Click the links below to listen to the full podcast episode:

 

Reverse vending machines help contribute to the circular economy. In this episode, Tad and Julianna sit down with Mike Noel, Governmental Affairs Manager at TOMRA, to discuss how reverse vending machines work and how they contribute to the circular economy, how regulatory trends are creating risks and opportunities for businesses, the core pillars of TOMRA’s business, and how TOMRA’s sensor-based sorters are reducing carbon emissions related to mining.

Can You Tell us about your work in Governmental Affairs and how regulatory trends are creating risks and opportunities for businesses?

So it's my job to pay attention to public policy related to the circular economy, especially for packaging, plastic, glass, and aluminum. There's a lot happening these days. You may have heard about the Break Free from Plastic Pollution Act. But some of the trends we see, you'll notice that when an NGO, like Greenpeace, starts calling for something from the big brands like Pepsi or Coke, that’s typically how it starts. Then two or three years later we actually see those brands make those type of commitments.

For example, a couple years ago, NGO’s started to call for targets that have an absolute reduction in plastic use or single use plastic. I remember hearing that and thinking that seems quite aggressive, and I'm not sure how that's going to work. But sure enough, two or three years later, those brands are setting those concrete commitments with timebound targets. Now the NGOs are shifting and they're saying, ‘okay that's great, now a certain percentage of the products you sell should be in reusable packaging,’ which is a paradigm shift. So I do expect over the next two to three years, we'll see a lot more reuse and there's a number of different organizations out there that are helping the brands really innovate their business models and the packaging formats to meet that.

So I think there's a bright future in reuse. It might take a while, but there's opportunity. Then there are related policies like Senators in the White House at the Federal level is talking about setting a virgin plastic tax similar to Europe. Something to make virgin plastic use more expensive and incentivize recycled content. A number of states have already passed recycled content requirements. In Washington and California if you're going to create a plastic bottle, 25% of it should utilize recycled content. That's obviously a boom for the recycling sector. It will be interesting to see if that really increases the collection of plastic. Maine and New Jersey are working on similar policies and I expect to see many more of those types of policies.

We know that there are a few core pillars of tomra’s business: collection, food, and mining. Can you tell us a little but more about each of these

There's three main divisions, but our core business concept is that we aim to use materials more efficiently and help companies use materials more efficiently and collect them. TOMRA is known for pioneer advanced technology in collecting materials and sorting them for recycling. We do that through two main divisions. The TOMRA sorting business provides optical sorters and robotics to sort everything that would go in your curbside recycling bin, and making sure it can be separated properly and retain that material value.

We also do TOMRA food, which helps to sort food before it reaches the consumer.
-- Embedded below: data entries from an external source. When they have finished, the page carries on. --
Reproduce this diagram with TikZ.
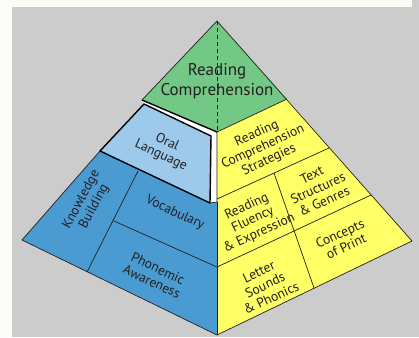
\documentclass[tikz,border=0pt]{standalone}
\usepackage{fontspec}
\setmainfont{PT Sans}
\definecolor{bgwhite}{HTML}{FBFCF6}
\definecolor{bggray}{HTML}{CCCCCC}
\definecolor{topgreen}{HTML}{72C884}
\definecolor{faceblue}{HTML}{4B9BD3}
\definecolor{lightblue}{HTML}{9DCAEB}
\definecolor{faceyellow}{HTML}{FFFF66}
\definecolor{ink}{HTML}{231F20}
\begin{document}
\begin{tikzpicture}[x=1pt,y=-1pt,
  edge/.style={draw=ink,line width=0.7pt,line join=round},
  thick edge/.style={draw=black,line width=1.4pt,line join=round},
  lbl/.style={text=ink,align=center,font=\fontsize{13.5}{14.5}\selectfont,inner sep=0pt},
  title/.style={text=ink,align=center,font=\fontsize{17}{20}\selectfont,inner sep=0pt},
]
\useasboundingbox (0,0) rectangle (419,337);
\fill[bgwhite] (0,0) rectangle (419,337);
\fill[bggray] (12,7) rectangle (419,337);
\fill[bggray] (412,0) rectangle (419,7);

\coordinate (apex) at (217,21);
\coordinate (L) at (22,240);
\coordinate (R) at (412,241);
\coordinate (B) at (217,335);
\coordinate (G1) at (142,100);
\coordinate (G2) at (287,99);
\coordinate (Gc) at (217,132);
\coordinate (O1) at (144,104);
\coordinate (O2) at (211,136);
\coordinate (O3) at (210,203);
\coordinate (O4) at (100,151);
\coordinate (Oc) at (217,202);

% faces
\fill[topgreen] (apex) -- (G2) -- (Gc) -- (G1) -- cycle;
\fill[faceyellow] (G2) -- (R) -- (B) -- (Gc) -- cycle;
\fill[faceblue] (O4) -- (O3) -- (Oc) -- (B) -- (L) -- cycle;
\fill[white] (G1) -- (Gc) -- (O2) -- (O1) -- cycle;
\fill[white] (O2) -- (Gc) -- (Oc) -- (O3) -- cycle;
\fill[lightblue] (O1) -- (O2) -- (O3) -- (O4) -- cycle;

% yellow dividers
\coordinate (y1a) at (217,199);
\coordinate (y1b) at (329,148);
\coordinate (y2a) at (217,267);
\coordinate (y2b) at (371,195);
\coordinate (y3a) at (274,173);
\coordinate (y3b) at (314,288);
\draw[edge] (y1a) -- (y1b);
\draw[edge] (y2a) -- (y2b);
\draw[edge] (y3a) -- (y3b);
% blue dividers
\coordinate (b1a) at (138,171);
\coordinate (b1b) at (87,272);
\coordinate (b2a) at (114,221);
\coordinate (b2b) at (217,267);
\draw[edge] (b1a) -- (b1b);
\draw[edge] (b2a) -- (b2b);

% outlines
\draw[edge] (G1) -- (apex) -- (R) -- (B) -- (L) -- (O4);
\draw[edge] (G2) -- (Gc);
\draw[edge] (Oc) -- (B);
\draw[edge,dash pattern=on 4pt off 3pt] (apex) -- (Gc);
\draw[thick edge] (G1) -- (Gc);
\draw[thick edge] (O4) -- (O1) -- (O2) -- (O3) -- cycle;
\draw[edge] (Gc) -- (Oc) -- (O3);

% labels
\node[title] (t0) at (217,81) {Reading\\Comprehension};
\node[lbl,rotate=-25] (t1) at (164,149) {Oral\\Language};
\node[lbl,rotate=25] (t2) at (263,147) {Reading\\Comprehension\\Strategies};
\node[lbl,rotate=62] (t3) at (88,203) {Knowledge\\Building};
\node[lbl,rotate=-25] (t4) at (175,213) {Vocabulary};
\node[lbl,rotate=-25] (t5) at (155,275) {Phonemic\\Awareness};
\node[lbl,rotate=25] (t6) at (253,220) {Reading\\Fluency\\\& Expression};
\node[lbl,rotate=25] (t7) at (318,188) {Text\\Structures\\\& Genres};
\node[lbl,rotate=25] (t8) at (343,240) {Concepts\\of Print};
\node[lbl,rotate=25] (t9) at (265,285) {Letter\\Sounds\\\& Phonics};
\end{tikzpicture}
\end{document}
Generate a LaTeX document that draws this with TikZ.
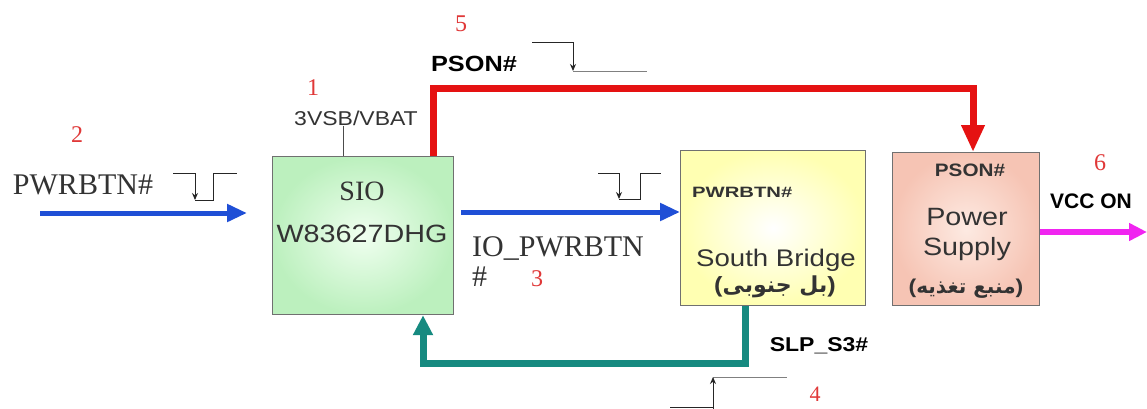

For example, we process 70% of the world's french fries, and we help divert 10% of them from going to waste. We help to essentially avoid 25,000 truckloads of potatoes going to waste. So it's a big business. I think we do Nutella’s hazel nuts as well. Then we have TOMRA mining as well. We essentially help to identify where the minerals are within ore, so we're able to make it far more efficient, cutting your energy footprint from sorting in half, and reducing the amount of water you need to do that mining operation.

Then the other division is TOMRA collection, which is really where I spend most of my time providing technology and services specifically for container deposit systems. This is the system where a consumer will go to the store, they'll pay for the price of their beverage and a small deposit on top of it. Then they can take back their can or bottle to the store or a recycling location and get back their deposit. So we provide the machines where people, when they go back to the store, they can put it into what is known as a reverse vending machine. Reverse vending machines automate that deposit redemption process. Then we also do a lot of the backend services like picking up containers. We also own some processing facilities to prepare the material back to market, and we own a plastic recycling facility in the Northeast.

TOMRA is the world leader in the field of reverse vending, can you explain more about how reverse vending works and how it is contributing to a circular economy?

So most of them are in the 10 states that have container deposit laws where beverage containers actually have a financial value. So that's where these reverse vending machines (RVMs) are offered and where they make economic sense. The 10 deposit states are California, Hawaii, Maine, Vermont, Massachusetts, Connecticut, New York, Iowa, and Michigan.

It's not necessarily a new concept, but the technology is getting better every few years. The automated RVM was invented by our two founders, the Planke brothers for a retailer with a deposit system in Norway. The retailer was having trouble accepting all these cans and bottles by hand and paying out the deposits. So the retailer asked these brothers for help because they were engineers and they designed the first, fully automated RVM. So RVMs automate that process.

It literally scans the barcode of the container that goes through which is really important because then that tells the distributor to pick up their product to recycle it. So it keeps track of every container and then critically, and a lot of people don't know this, the RVMs in almost all cases compact the containers which is critical because that saves a lot of space, both at the retailer, but critically on the truck as it's picked up.

 

Video Content

 

ABOUT mike noel

Mike is a sustainability professional that has worked with private, public and civil sectors to accelerate positive environmental impacts. Mike is the Governmental Affairs Manager for TOMRA, the world's largest provider of recycling technology which specializes in optical sorting to raise the value of recyclable material, incentivize collection of wasted resources, and reduce food waste.

At TOMRA, Mike advises North American policymakers on circular economy topics including container deposit return systems (“bottle bills”) and Extended Producer Responsibility programs (EPR). TOMRA has nearly five decades of experience in container deposit systems and operates in every major deposit system in the world. Before TOMRA, Mike spent 6 years at the change agency, Futerra, working with organizations like Google, The North Face, and the Ocean Conservancy to define their circular economy strategies and public campaigns. Mike studied Marketing and Environmental Policy at Fordham University where he led a campaign to establish the University's Sustainable Business program.  Mike is based in Connecticut with his family.